First, he and I had a series of conversations reviewing his career, experiences, accomplishments and some interesting key learnings.  Within the context of the organization we identified 5 key "knowledge domains."  We then identified 2-3 thought leaders in each domain, and I sent these people a number of probing questions intended to uncover what they thought they would like to learn from Lloyd in their respective knowledge domains. Using the responses to these questions I began to design a series of "talk show" like events, one for each domain, which would feature a host, Lloyd, and guests, all of whom would have a conversation in the knowledge domain, seeded by the preliminary questions received from the thought leaders. Anyone in the organization could attend in the audience.  After the conversation was well started on the stage, anyone in the audience would have the opportunity to ask questions and get involved in the conversation. (Dare I say Johnny Carson meets Jerry Springer?)

I was also planning on recording these events, segmenting them, and making them available via our intranet at some point on the future (I was also working on promoting the creation of a section on our intranet for "legacy pages" - profiles, histories, interviews (videos / transcripts), projects, documents etc. for retirees.

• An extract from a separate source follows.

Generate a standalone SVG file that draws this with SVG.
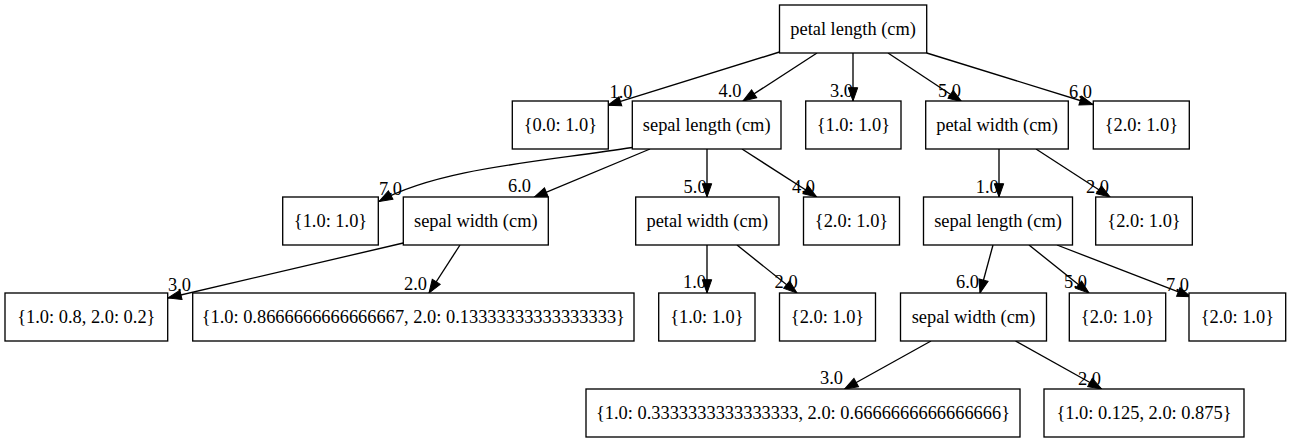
<svg xmlns="http://www.w3.org/2000/svg" width="1291" height="443" viewBox="0 0 1291 443">
<style>
.box{fill:#fff;stroke:#000;stroke-width:1.33}
.t{font-size:18.4px;fill:#000;text-anchor:middle}
.l{font-size:18.4px;fill:#000}
.e{fill:none;stroke:#000;stroke-width:1.33}
</style>
<defs>
<marker id="arr" markerUnits="userSpaceOnUse" markerWidth="16" markerHeight="12" refX="13.3" refY="0" viewBox="0 -6 16 12" orient="auto" overflow="visible">
<path d="M0,-4.7 L13.3,0 L0,4.7 Z" fill="#000" stroke="#000" stroke-width="1"/>
</marker>
</defs>
<rect width="1291" height="443" fill="#fff"/>
<g id="connectors">
<path class="e" marker-end="url(#arr)" d="M779.5,52 L607.7,105.3"/>
<path class="e" marker-end="url(#arr)" d="M817,53 L743,101"/>
<path class="e" marker-end="url(#arr)" d="M853,53 L853,101"/>
<path class="e" marker-end="url(#arr)" d="M888,53 L961.7,101.7"/>
<path class="e" marker-end="url(#arr)" d="M926.7,53 L1093,104.5"/>
<path class="e" marker-end="url(#arr)" d="M632.3,147.5 C540,162 440,168 379,201.5"/>
<path class="e" marker-end="url(#arr)" d="M650,149 L534,197.3"/>
<path class="e" marker-end="url(#arr)" d="M707,149 L707,197"/>
<path class="e" marker-end="url(#arr)" d="M742,149 L816.7,197"/>
<path class="e" marker-end="url(#arr)" d="M999,149 L999,197"/>
<path class="e" marker-end="url(#arr)" d="M1036,149 L1110,197"/>
<path class="e" marker-end="url(#arr)" d="M403.3,243 L168,298"/>
<path class="e" marker-end="url(#arr)" d="M460,245 L429,293"/>
<path class="e" marker-end="url(#arr)" d="M707,245 L707,293"/>
<path class="e" marker-end="url(#arr)" d="M737,245 L797,293"/>
<path class="e" marker-end="url(#arr)" d="M993,245 L980,293"/>
<path class="e" marker-end="url(#arr)" d="M1029,245 L1089,293"/>
<path class="e" marker-end="url(#arr)" d="M1057,245 L1190.7,296.7"/>
<path class="e" marker-end="url(#arr)" d="M931,341 L844.6,389"/>
<path class="e" marker-end="url(#arr)" d="M1015.5,341 L1101.6,389"/>
</g>
<g font-family="Liberation Serif, Times New Roman, DejaVu Serif, serif">
<g id="edge-labels">
<text class="l" x="609.5" y="98">1.0</text>
<text class="l" x="718.5" y="97">4.0</text>
<text class="l" x="830" y="96.5">3.0</text>
<text class="l" x="938" y="96.5">5.0</text>
<text class="l" x="1069" y="98">6.0</text>
<text class="l" x="379" y="195">7.0</text>
<text class="l" x="508" y="192">6.0</text>
<text class="l" x="683.6" y="193">5.0</text>
<text class="l" x="792" y="193">4.0</text>
<text class="l" x="975.7" y="193">1.0</text>
<text class="l" x="1086" y="193">2.0</text>
<text class="l" x="168" y="291">3.0</text>
<text class="l" x="404" y="290">2.0</text>
<text class="l" x="683" y="288">1.0</text>
<text class="l" x="774.6" y="288">2.0</text>
<text class="l" x="956" y="288">6.0</text>
<text class="l" x="1064" y="288.3">5.0</text>
<text class="l" x="1166" y="291">7.0</text>
<text class="l" x="820" y="384.3">3.0</text>
<text class="l" x="1078" y="385">2.0</text>
</g>
<g id="n0"><rect class="box" x="779.5" y="5" width="147.2" height="48"/><text class="t" x="853.1" y="34.5">petal length (cm)</text></g>
<g id="n1"><rect class="box" x="512.3" y="101" width="96" height="48"/><text class="t" x="560.3" y="130.5">{0.0: 1.0}</text></g>
<g id="n2"><rect class="box" x="632.3" y="101" width="148.7" height="48"/><text class="t" x="706.7" y="130.5">sepal length (cm)</text></g>
<g id="n3"><rect class="box" x="805.7" y="101" width="95.3" height="48"/><text class="t" x="853.3" y="130.5">{1.0: 1.0}</text></g>
<g id="n4"><rect class="box" x="925.7" y="101" width="142.6" height="48"/><text class="t" x="997" y="130.5">petal width (cm)</text></g>
<g id="n5"><rect class="box" x="1093.3" y="101" width="96" height="48"/><text class="t" x="1141.3" y="130.5">{2.0: 1.0}</text></g>
<g id="n6"><rect class="box" x="282.7" y="197" width="95.6" height="48"/><text class="t" x="330.5" y="226.5">{1.0: 1.0}</text></g>
<g id="n7"><rect class="box" x="403.3" y="197" width="145" height="48"/><text class="t" x="475.8" y="226.5">sepal width (cm)</text></g>
<g id="n8"><rect class="box" x="635.7" y="197" width="143.3" height="48"/><text class="t" x="707.3" y="226.5">petal width (cm)</text></g>
<g id="n9"><rect class="box" x="803.5" y="197" width="96" height="48"/><text class="t" x="851.5" y="226.5">{2.0: 1.0}</text></g>
<g id="n10"><rect class="box" x="923.5" y="197" width="149" height="48"/><text class="t" x="998" y="226.5">sepal length (cm)</text></g>
<g id="n11"><rect class="box" x="1095.7" y="197" width="96.6" height="48"/><text class="t" x="1144" y="226.5">{2.0: 1.0}</text></g>
<g id="n12"><rect class="box" x="5" y="293" width="162.7" height="48"/><text class="t" x="86.3" y="322.5">{1.0: 0.8, 2.0: 0.2}</text></g>
<g id="n13"><rect class="box" x="192.7" y="293" width="441.3" height="48"/><text class="t" x="413.3" y="322.5">{1.0: 0.8666666666666667, 2.0: 0.13333333333333333}</text></g>
<g id="n14"><rect class="box" x="658.7" y="293" width="96.3" height="48"/><text class="t" x="706.8" y="322.5">{1.0: 1.0}</text></g>
<g id="n15"><rect class="box" x="779.5" y="293" width="96" height="48"/><text class="t" x="827.5" y="322.5">{2.0: 1.0}</text></g>
<g id="n16"><rect class="box" x="900.5" y="293" width="146" height="48"/><text class="t" x="973.5" y="322.5">sepal width (cm)</text></g>
<g id="n17"><rect class="box" x="1069.3" y="293" width="96.4" height="48"/><text class="t" x="1117.5" y="322.5">{2.0: 1.0}</text></g>
<g id="n18"><rect class="box" x="1189" y="293" width="96.7" height="48"/><text class="t" x="1237.3" y="322.5">{2.0: 1.0}</text></g>
<g id="n19"><rect class="box" x="586" y="389" width="434" height="48"/><text class="t" x="803" y="418.5">{1.0: 0.3333333333333333, 2.0: 0.6666666666666666}</text></g>
<g id="n20"><rect class="box" x="1044" y="389" width="200" height="48"/><text class="t" x="1144" y="418.5">{1.0: 0.125, 2.0: 0.875}</text></g>
</g>
</svg>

Part way through the design of the talk show events, Lloyd came to me and said that he had changed his mind, and no longer wanted to participate. I was stunned, given how active he was in the conversations / process to that point. Of course, I asked him why.

He told me he was reflecting, in large part because of my probing, on his experiences in the organization and concluded that no one would care about what he had learned or had to say. Despite my best efforts, I could not convince him otherwise.

Clearly, there is a direct relationship between the degree to which people choose to volunteer what they know, and the recognition / appreciation they will received for their effort.